Amyloid fibrils are characteristic of diseases like Alzheimer’s, Parkinson’s and type 2 diabetes, but how they form is unclear – now researchers are using a special analytical technique to establish how fibrils form.

The technique – ion mobility spectrometry-mass spectrometry (IMS-MS) – has enabled scientists for the first time to identify drugs to prevent, treat or halt the progression of conditions involving amyloid fibrils.

Unlike most techniques which only look at the mass of proteins or its make-up in terms of amino acids, IMS-MS allows scientists to measure the mass and shape of a protein, and watch its unfolding process. It also means they can study amyloid formation, and identify what might stop the assembly process.

Researchers from the University of Leeds’ Astbury Centre for Structural Molecular Biology and faculty of biological sciences used the technique to resolve the intermediates of amyloid assembly. Their work – published in nature Chemical Biology – found that the antibiotic rifamycin SV was able to prevent the protein ß2microglobulin (ß2m) from forming fibrils.

“We’re fortunate to be one of the few universities in the UK able to use IMS-MS to study amyloid fibril formation,” said Alison Ashcroft, professor of biomolecular mass spectrometry. “Although fibrils take years to develop in the body, we are able to ‘grow’ them in hours in the lab.”

“By using IMS-MS to help us map exactly how they are formed, we can better understand the mechanism by which it happens and – we hope – find ways to stop it.”

In their normal, folded state, proteins are unable to link together to form fibrils, but as they unfold, they expose areas which can bind together, forming small groups of two or three. These then link into longer strands and twist together to form fibrils.

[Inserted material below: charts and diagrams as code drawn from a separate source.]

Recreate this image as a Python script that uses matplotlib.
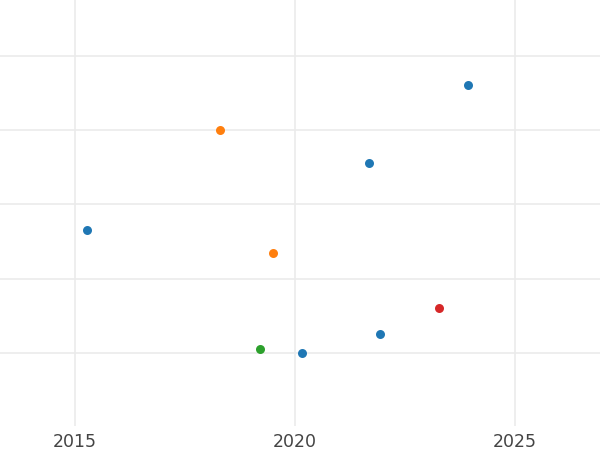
import matplotlib
matplotlib.use("Agg")
import matplotlib.pyplot as plt

# data
groups = ["A", "B", "C", "D"]
colors = ["#1f77b4", "#ff7f0e", "#2ca02c", "#d62728"]
years = {
    "A": [2015.28, 2021.68, 2023.93, 2021.93, 2020.15],
    "B": [2018.30, 2019.51],
    "C": [2019.20],
    "D": [2023.27],
}
values = {
    "A": [2.66, 3.56, 4.61, 1.26, 1.0],
    "B": [4.0, 2.35],
    "C": [1.05],
    "D": [1.61],
}
xticks = [2015, 2020, 2025]
yticks = [1, 2, 3, 4, 5]

fig = plt.figure(figsize=(6, 4.5), dpi=100)
ax = fig.add_axes([0, 0.0533, 1, 0.9467])

for g, c in zip(groups, colors):
    ax.scatter(years[g], values[g], s=42, color=c, zorder=3, linewidths=0)

ax.set_xlim(2013.3, 2026.93)
ax.set_ylim(0.02, 5.75)
ax.set_xticks(xticks)
ax.set_xticklabels([str(t) for t in xticks])
ax.set_yticks(yticks)
ax.set_yticklabels([])
ax.grid(True, color="#ebebeb", linewidth=1.2, zorder=0)
ax.tick_params(length=0, labelsize=12.5, labelcolor="#444444", pad=5)
for s in ax.spines.values():
    s.set_visible(False)

fig.savefig("out.png", dpi=100)
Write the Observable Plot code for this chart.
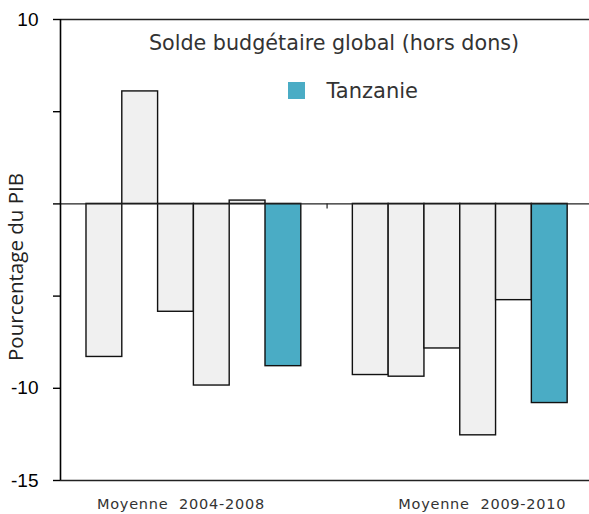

Researchers found that rifamycin SV prevents protein fibril formation by binding to an unfolded protein molecule with a particular shape, which can be used as a target for inhibitors of fibril assembly. It inhibits ß2m fibrillation by binding distinct monomeric conformers, disfavouring oligomer formation and diverting the course of assembly to the formation of spherical aggregates.

Ligand binding to distinct states diverts aggregation of amyloid-forming protein.